Anonymous wrote:Ugly (and lazy) imo. When I see it I just think the owner (or designer) was just too lazy to find a proper coordinated backsplash and just ran on the counter. Marble subway tile looks bed imo but not the most Maint free.
A good backsplash is time consuming to select. I agree that many designers recommend taking the slab up the wall as a knee jerk reaction because it is easy. I find it odd because usually designers are all about layering and textures and visual interest, and putting the slab up achieves none of that. And what your eye likes to see once as a “wow” moment, is not necessarily the right choice for a room that is a workhorse space that you walk into multiple times a day.

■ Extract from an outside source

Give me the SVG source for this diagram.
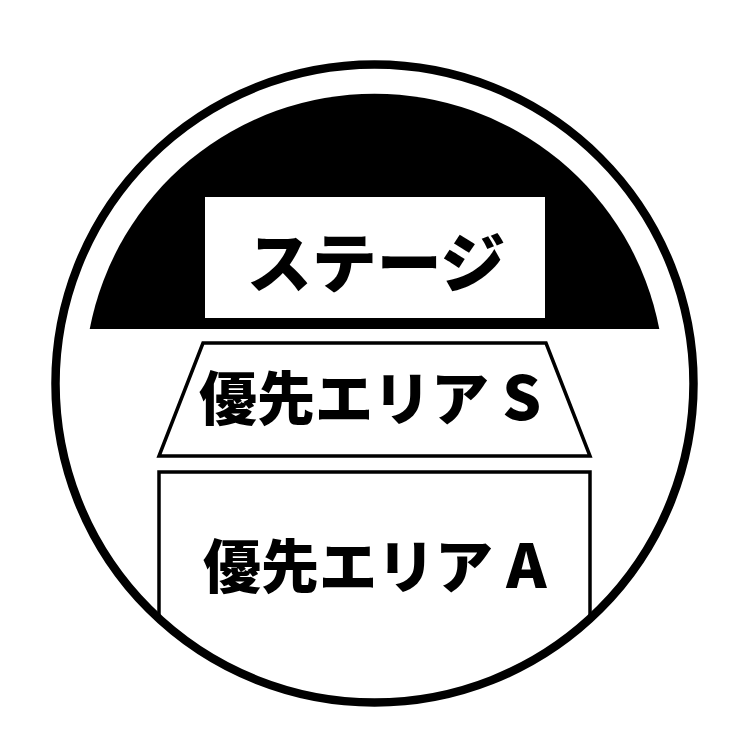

I especially wouldn’t do it with quartz because the whole idea of quartz is that it imitates stone but is more maintenance free/cheaper, and it looks that way. No matter how great quartz looks today, it’s still an imitation product, and putting it on a vertical surface is going to draw more attention to the fact that it is not real.
And for everyone who claims that their cambria/silestone/caesarstone borghese aventura carara calacatta bugatti versace quartz looks so real and fools everyone, no, it does not. I am far from an expert, but after renovating one kitchen, I can always tell the difference. Real stone is so much less perfect than quartz - the colors are more varied, the veining is unexpected, and polished stone is translucent. I’m not anti quartz as a material, but using it as backsplash is something that is going to join the tumbled travertine kitchen as an idea that did not age well.